AGORA

Agora

Little Governors

By Mac McCallister | Published: June 4, 2010

Two recent articles in the Washington Post and Time magazine describe the political realities faced by the U.S. military, when participating in local politics in Nangahar province, in eastern Afghanistan. Both articles go to great length to describe what many would perceive to be another example of a failed local engagement strategy—and both articles fail to shed light on the grassroots political dynamics in play.

According to both, in late January, select elders of the Shinwari, a Pashtun tribe in eastern Nangarhar province, approached U.S. military officials and offered to confront militants operating in their territory. They would also punish anyone who cooperated with the militants. In response, U.S. military officials decided that they would allow the leaders of those fighting the militants to help decide how the approximately $1 million in U.S.–funded development projects would be spent.

The idea that a select group of local leaders might help decide who would benefit from U.S. development funds caused an immediate reaction from rivals and accusations of a local power grab with the support of the U.S. military. The Governor of Nagahar Gul Agha Shirzai accused the U.S. military of turning local elders into “little governors.” But don’t be fooled. Governor Gul Agha Shirzai understands the importance of “little governors” especially since he and the Karzai administration are pursuing a “little governors” strategy to expand and consolidate their influence in the province.

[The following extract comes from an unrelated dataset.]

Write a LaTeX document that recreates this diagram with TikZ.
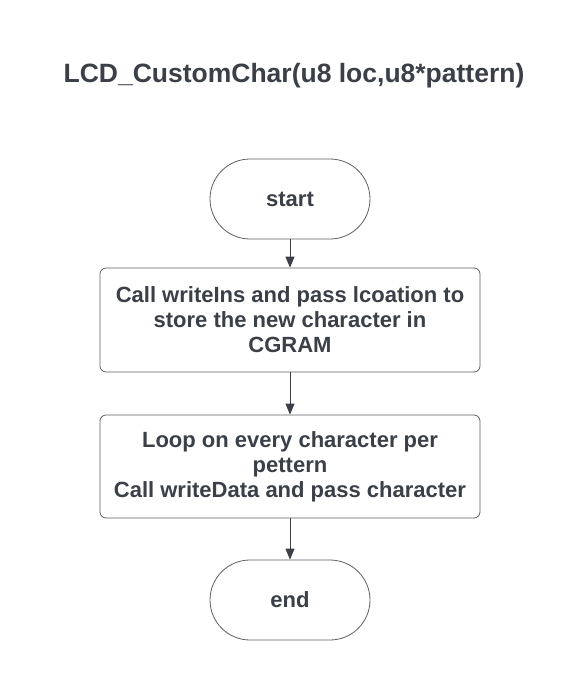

The Karzai administration’s “little governor” strategy is deeply embedded in Afghan culture. Empires and dynasties are born through the recruitment, cooption and consolidation of urban and provincial aristocratic, merchant and martial networks. In today’s political vernacular, the central government seeks to legitimately dominate the periphery by imposing a central authority or by co-opting the loyalty of provincial commercial and security networks. While conquest is an option, the preferred method is to co-opt the loyalty of the provincial elite and their commercial and martial networks.

Noah Coburn, in Connecting with Kabul, explains that many of those interviewed for his study defined the word “government” as the executive branch, and “parliament” as a means for local power brokers to oppose executive power and to challenge the status quo. Coburn’s study further explains that all power in Afghanistan is local and based on personal relationships rather than an impersonal Weberian legal-rational, bureaucratic authority.

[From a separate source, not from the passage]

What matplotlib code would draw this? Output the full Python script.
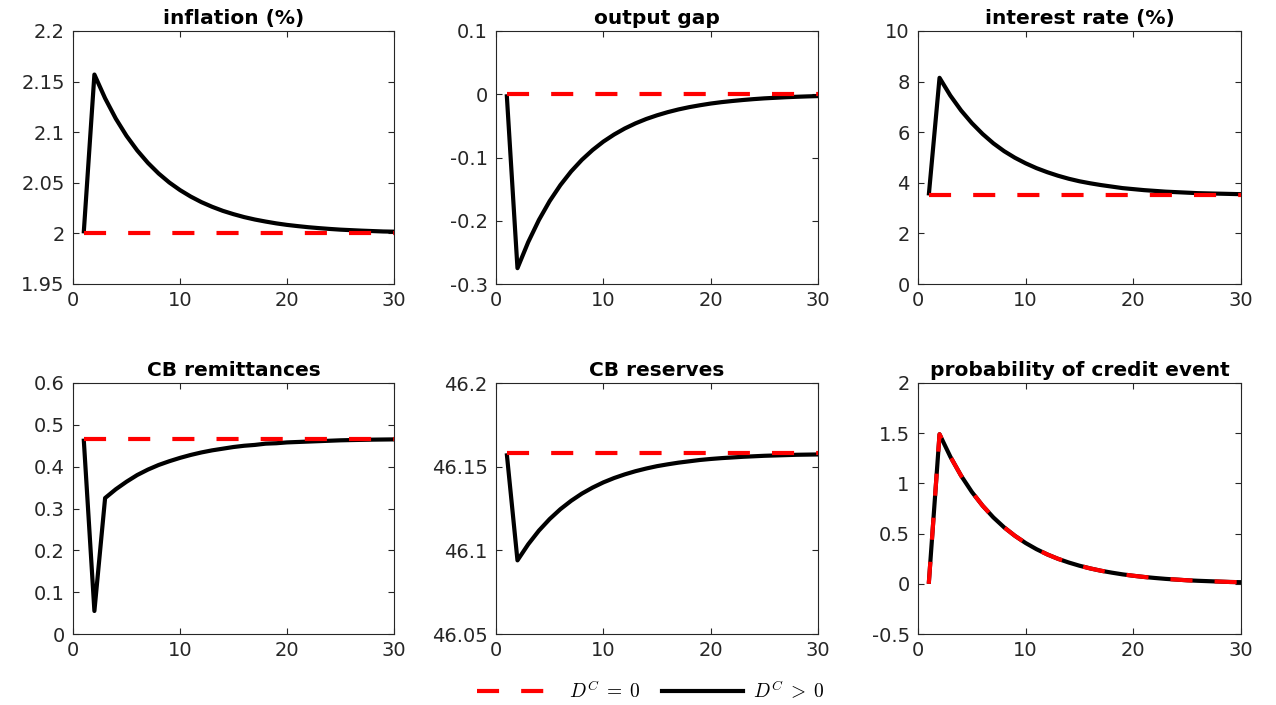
import matplotlib
matplotlib.use("Agg")
import matplotlib.pyplot as plt
from matplotlib.ticker import FuncFormatter, FixedLocator
from matplotlib.lines import Line2D

# ---------------- data ----------------
periods = list(range(1, 31))

titles = ["inflation (%)", "output gap", "interest rate (%)",
          "CB remittances", "CB reserves", "probability of credit event"]

inflation_pos = [2.000, 2.157, 2.1335, 2.1134, 2.0964, 2.0820, 2.0697, 2.0592, 2.0503, 2.0428,
                 2.0364, 2.0309, 2.0263, 2.0223, 2.0190, 2.0161, 2.0137, 2.0117, 2.0099, 2.0084,
                 2.0072, 2.0061, 2.0052, 2.0044, 2.0037, 2.0032, 2.0027, 2.0023, 2.0019, 2.0017]
inflation_zero = [2.0] * 30

outgap_pos = [0.0, -0.275, -0.2338, -0.1987, -0.1689, -0.1436, -0.1220, -0.1037, -0.0882, -0.0749,
              -0.0637, -0.0541, -0.0460, -0.0391, -0.0333, -0.0283, -0.0240, -0.0204, -0.0174, -0.0147,
              -0.0125, -0.0107, -0.0091, -0.0077, -0.0065, -0.0056, -0.0047, -0.0040, -0.0034, -0.0029]
outgap_zero = [0.0] * 30

rate_pos = [3.50, 8.15, 7.45, 6.86, 6.36, 5.93, 5.56, 5.25, 4.99, 4.77,
            4.58, 4.42, 4.28, 4.16, 4.06, 3.98, 3.91, 3.85, 3.79, 3.75,
            3.71, 3.68, 3.65, 3.63, 3.61, 3.59, 3.58, 3.57, 3.56, 3.55]
rate_zero = [3.5] * 30

remit_pos = [0.467, 0.055, 0.325, 0.346, 0.364, 0.380, 0.393, 0.404, 0.413, 0.421,
             0.428, 0.434, 0.439, 0.443, 0.447, 0.450, 0.452, 0.455, 0.456, 0.458,
             0.459, 0.460, 0.461, 0.462, 0.463, 0.4636, 0.4641, 0.4646, 0.4649, 0.4652]
remit_zero = [0.467] * 30

reserves_pos = [46.158, 46.094, 46.1036, 46.1118, 46.1187, 46.1246, 46.1296, 46.1339, 46.1375, 46.1406,
                46.1432, 46.1454, 46.1473, 46.1489, 46.1503, 46.1514, 46.1524, 46.1532, 46.1540, 46.1546,
                46.1551, 46.1555, 46.1559, 46.1562, 46.1565, 46.1567, 46.1569, 46.1571, 46.1572, 46.1573]
reserves_zero = [46.158] * 30

prob_pos = [0.0, 1.49, 1.267, 1.077, 0.915, 0.778, 0.661, 0.562, 0.478, 0.406,
            0.345, 0.293, 0.249, 0.212, 0.180, 0.153, 0.130, 0.111, 0.094, 0.080,
            0.068, 0.058, 0.049, 0.042, 0.035, 0.030, 0.026, 0.022, 0.018, 0.016]
prob_zero = [0.0, 1.49, 1.267, 1.077, 0.915, 0.778, 0.661, 0.562, 0.478, 0.406,
             0.345, 0.293, 0.249, 0.212, 0.180, 0.153, 0.130, 0.111, 0.094, 0.080,
             0.068, 0.058, 0.049, 0.042, 0.035, 0.030, 0.026, 0.022, 0.018, 0.016]

series_pos = [inflation_pos, outgap_pos, rate_pos, remit_pos, reserves_pos, prob_pos]
series_zero = [inflation_zero, outgap_zero, rate_zero, remit_zero, reserves_zero, prob_zero]

yticks = [[1.95, 2.0, 2.05, 2.1, 2.15, 2.2],
          [-0.3, -0.2, -0.1, 0.0, 0.1],
          [0, 2, 4, 6, 8, 10],
          [0, 0.1, 0.2, 0.3, 0.4, 0.5, 0.6],
          [46.05, 46.1, 46.15, 46.2],
          [-0.5, 0, 0.5, 1, 1.5, 2]]
xticks = [0, 10, 20, 30]

legend_labels = [r"$D^C\;=\;0$", r"$D^C\;>\;0$"]

# ---------------- style ----------------
plt.rcParams["font.family"] = ["DejaVu Sans"]
plt.rcParams["mathtext.fontset"] = "cm"

fig = plt.figure(figsize=(12.76, 7.05), dpi=100)

W, H = 1276.0, 705.0
col_left = [73, 496, 918]
col_width = [321, 322, 323]
row_top = [31, 383]
row_height = [253, 251]

AX_COLOR = "#262626"
LW = 3.0
dash = (5.3, 5.3)

fmt = FuncFormatter(lambda v, p: f"{round(v, 4):g}")

for i in range(6):
    r, c = divmod(i, 3)
    left = col_left[c] / W
    bottom = 1 - (row_top[r] + row_height[r]) / H
    ax = fig.add_axes([left, bottom, col_width[c] / W, row_height[r] / H])
    ax.plot(periods, series_pos[i], color="black", lw=LW, solid_joinstyle="round",
            solid_capstyle="butt", zorder=3)
    ax.plot(periods, series_zero[i], color="red", lw=LW, dashes=dash,
            dash_capstyle="butt", zorder=4)
    ax.set_xlim(0, 30)
    ax.set_ylim(yticks[i][0], yticks[i][-1])
    ax.xaxis.set_major_locator(FixedLocator(xticks))
    ax.yaxis.set_major_locator(FixedLocator(yticks[i]))
    ax.xaxis.set_major_formatter(fmt)
    ax.yaxis.set_major_formatter(fmt)
    ax.tick_params(direction="in", length=4, width=0.8, colors=AX_COLOR,
                   labelsize=14, top=True, right=True, pad=6)
    ax.tick_params(axis="x", pad=5)
    for sp in ax.spines.values():
        sp.set_color(AX_COLOR)
        sp.set_linewidth(0.8)
    ax.set_title(titles[i], fontsize=14.5, fontweight="bold", pad=5)

handles = [Line2D([], [], color="red", lw=LW, dashes=dash, dash_capstyle="butt"),
           Line2D([], [], color="black", lw=LW)]
fig.legend(handles, legend_labels, loc="center", ncol=2, frameon=False,
           bbox_to_anchor=(651 / W, 1 - 691 / H), fontsize=14,
           handlelength=4.2, handletextpad=0.5, columnspacing=1.1)

fig.savefig("out.png", dpi=100)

We actually assume that an Afghan government exists because we say it exists. President Karzai is under no such illusion. The Karzai government understands that it is engaged in a process which seeks to monopolize the control over violence and resources and impose organizational hierarchies on disparate social networks. President Karzai is not the defender of an existing legal order but is imposing a new order. President Karzai’s “little governors” strategy therefore has little to do with Western notions of rule of law, or imposing impersonal governance and legislative procedures on a compliant population. It has everything to do with eliminating, replacing or co-opting local patronage networks.

The application of the “little governor” strategy since at least the late nineteenth century.

  • The Amir Abdur Rahman Khan (1880s) extends his authority through the manipulation of tribal and personal rivalries. He becomes a source of patronage and by strategically supporting one Khan against another alters the existing regional balance of power in his favor.
  • Ismail Khan, (1979–1992) consolidates his power by establishing a loyal security force and then co-opts the local patronage networks by the targeted distribution of supplies to his supporters. He successfully shifts the balance of power in the area away from the local strongmen and assumes the military-political leadership in Herat.
  • President Najibullah in early 1987 announces his national reconciliation program. His intent is to weaken the opposition by instigating and managing factional rivalries and buying the support of one or the other of the mujahedin organizations engaged in fractional fighting.
  • Since 2005, the Karzai administration has administered Kandahar province through President Hamid Karzai’s brother Ahmed Wali Karzai. Ahmed Wali Karzai enters into alliance with local power brokers to gain control over key trade routes and commercial and security networks. He integrates local power networks and state institutions to manage political and commercial activities and to retain formal control over the province.
  • President Hamid Karzai reassigns Governor Gul Agha Sherzai to Nangahar province in 2005. The Karzai administration expects Governor Gul Agha Sherzai to exert his authority by integrating local power networks and state institutions. The first thing that Governor Gul Agha Sherzai does to establish himself in Nangarhar is to gain control over the local economy. He does so by eradicating the poppy economy. Instead of growing opium, local farmers will receive development aid from the provincial government. Governor Gul Agha Sherzai has successfully undermined local commercial networks and now controls the distribution of development aid to his supporters and leveraged to punish his distracters.

Conclusion: Personality-driven political orders are the norm in Afghanistan and the “little governor” strategy embedded in Afghan political culture. As such, it might actually make sense for the U.S. military’s engagement strategy to poke the local power broker and manipulate the local balance of power every now and then so as to encourage the “little governors” to become a more credible servant of the people they purport to represent.